Main shrine at Ba Phnom – photo by “doonstra”, Trekearth (http://www.trekearth.com/gallery/Asia/Cambodia/East/Prey_Veng/photo360519.htm)
The last human sacrifice in Cambodia took place at Ba Phnom, in Prey Veng province, 80 kilometres east of Phnom Penh and 45 kilometres south of the provincial capital, in 1877. An inscription from 629 AD describes the mountain as sacred to the god Shiva, but today the mountain is a centre for neak ta, the protective spirits of places, from villages to provinces and entire regions.
The neak ta of Ba Phnom is Me Sar, the White Mother. (Not only of Ba Phnom: she’s found throughout Cambodia). Me Sar’s origins are mysterious, but she’s probably the modern incarnation of the Hindu goddess Durga, who as Parvati is the consort of Shiva.
The story of the 1877 sacrifice was told to scholars from the Buddhist Institute in 1944 by an old man who had witnessed it as a boy. The victim was a man already sentenced to death for a serious crime, possibly for being a soldier of a rebel army. Locked in a neck-stock and followed by a large crowd, he was led around the various shrines at Ba Phnom and allowed to take part in rituals at each before being beheaded at the shrine of Me Sar. “The people looked to see what direction the victim’s blood fell,” wrote the Buddhist Institute scholars. “If it fell evenly, or spurted up, then rain would fall evenly over the entire district, but if the blood fell to one side, rain would fall only on that side of the district.”
Human sacrifice has, of course, a long association with fertility – a Chinese traveller in the middle ages reported about a king in what is now southern Laos who sacrificed a human victim once a year to ensure the rains and crops.
At Ba Phnom the victim’s head was impaled and offered up to Me Sar, while his body was cut into pieces and offered to Me Sar and to the neak ta called Sap Than (“spirit of everyplace”) and Tuol Chhnean (“spirit of fishing basket mound”).

Festival at Ba Phnom, 2011 – photo by Jonas Kroyer (http://www.jonaskroyer.com/photography/)

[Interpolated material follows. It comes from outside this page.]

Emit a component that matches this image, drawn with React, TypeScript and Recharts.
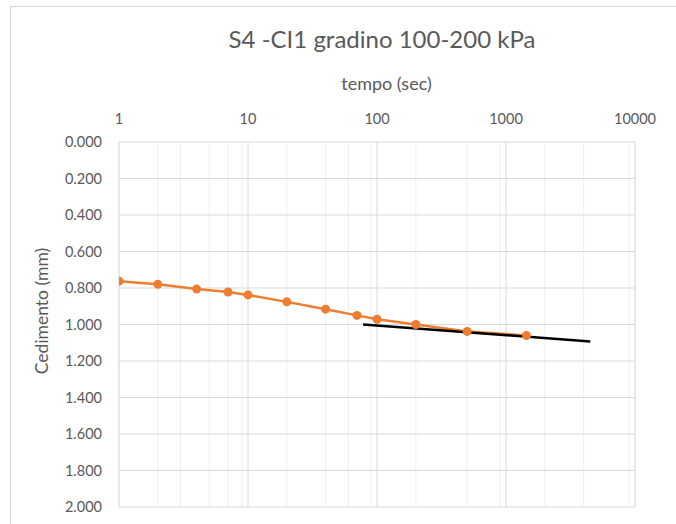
import { LineChart, Line, XAxis, YAxis, CartesianGrid } from "recharts";

const ORANGE = "#ED7D31", TXT = "#595959", GRID = "#d9d9d9", MINOR = "#efefef";

// tempo (sec) vs cedimento (mm)
const TIME = [1, 2, 4, 7, 10, 20, 40, 70, 100, 200, 500, 1440];
const SETTLE = [0.763, 0.78, 0.806, 0.822, 0.838, 0.876, 0.916, 0.95, 0.971, 1.0, 1.038, 1.06];
// tangent line (secondary consolidation)
const FIT_T = [78, 4500];
const FIT_Y = [1.0, 1.093];

const X_TICKS = [1, 10, 100, 1000, 10000];
const X_MINOR = [2, 3, 4, 5, 6, 7, 8, 9, 20, 30, 40, 50, 60, 70, 80, 90, 200, 300, 400, 500, 600, 700, 800, 900, 2000, 3000, 4000, 5000, 6000, 7000, 8000, 9000];
const Y_TICKS = [0, 0.2, 0.4, 0.6, 0.8, 1.0, 1.2, 1.4, 1.6, 1.8, 2.0];

const curve = TIME.map((t, i) => ({ t, y: SETTLE[i] }));
const fit = FIT_T.map((t, i) => ({ t, y: FIT_Y[i] }));

const FONT = "Lato, 'Open Sans', sans-serif";

export default function App() {
  return (
    <div style={{ position: "absolute", left: 0, top: 0, width: 676, height: 524, background: "#fff", fontFamily: FONT, overflow: "hidden" }}>
      <div style={{ position: "absolute", left: 10, top: 6, right: 0, bottom: 0, borderTop: "1px solid #d6d6d6", borderLeft: "1px solid #d6d6d6" }} />
      <div style={{ position: "absolute", left: 0, width: 764, top: 24, textAlign: "center", fontSize: 24, color: TXT }}>S4 -CI1 gradino 100-200 kPa</div>
      <div style={{ position: "absolute", left: 0, width: 773, top: 72, textAlign: "center", fontSize: 18, color: TXT }}>tempo (sec)</div>
      <div style={{ position: "absolute", left: 41, top: 311, transform: "translate(-50%, -50%) rotate(-90deg)", whiteSpace: "nowrap", fontSize: 17.5, color: TXT }}>Cedimento (mm)</div>
      <div style={{ position: "absolute", left: 0, top: 0 }}>
        <LineChart width={676} height={524} margin={{ top: 112, right: 41, bottom: 17, left: 59 }}>
          <XAxis xAxisId="minor" type="number" scale="log" domain={[1, 10000]} ticks={X_MINOR} hide allowDataOverflow dataKey="t" />
          <CartesianGrid xAxisId="minor" stroke={MINOR} strokeWidth={1} horizontal={false} />
          <CartesianGrid stroke={GRID} strokeWidth={1} />
          <XAxis type="number" scale="log" domain={[1, 10000]} ticks={X_TICKS} orientation="top" dataKey="t" allowDataOverflow
            height={30} axisLine={false} tickLine={false} tickSize={6} tickMargin={12}
            tick={{ fill: TXT, fontSize: 14.5, fontFamily: FONT }} />
          <YAxis type="number" domain={[0, 2]} ticks={Y_TICKS} reversed width={60} axisLine={false} tickLine={false}
            tickSize={6} tickMargin={11} tickFormatter={(v: number) => v.toFixed(3)}
            tick={{ fill: TXT, fontSize: 14.5, fontFamily: FONT }} />
          <Line data={curve} dataKey="y" stroke={ORANGE} strokeWidth={2.5} isAnimationActive={false}
            dot={{ r: 4.5, fill: ORANGE, stroke: ORANGE, strokeWidth: 0 }} />
          <Line data={fit} dataKey="y" stroke="#000" strokeWidth={2.5} dot={false} isAnimationActive={false} />
        </LineChart>
      </div>
    </div>
  );
}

The sacrifice took place during a festival called Loeng Neak Ta, “raising the ancestor-spirit”, which is still held. In 2006 the Phnom Penh Posty visited the festival, and an old man told the journalists that as a boy he had witnessed a sacrifice, but the victim was a buffalo rather than a condemned criminal or rebel. He also told the Post a legend about Ba Phnom involving a king who had been beheaded by the magical trick of an enemy. His quick-thinking wife was Me Sar, who ordered replaced the missing part with an elephant’s head – a story with faint overtones of the elephant-headed Hindu god Ganesh.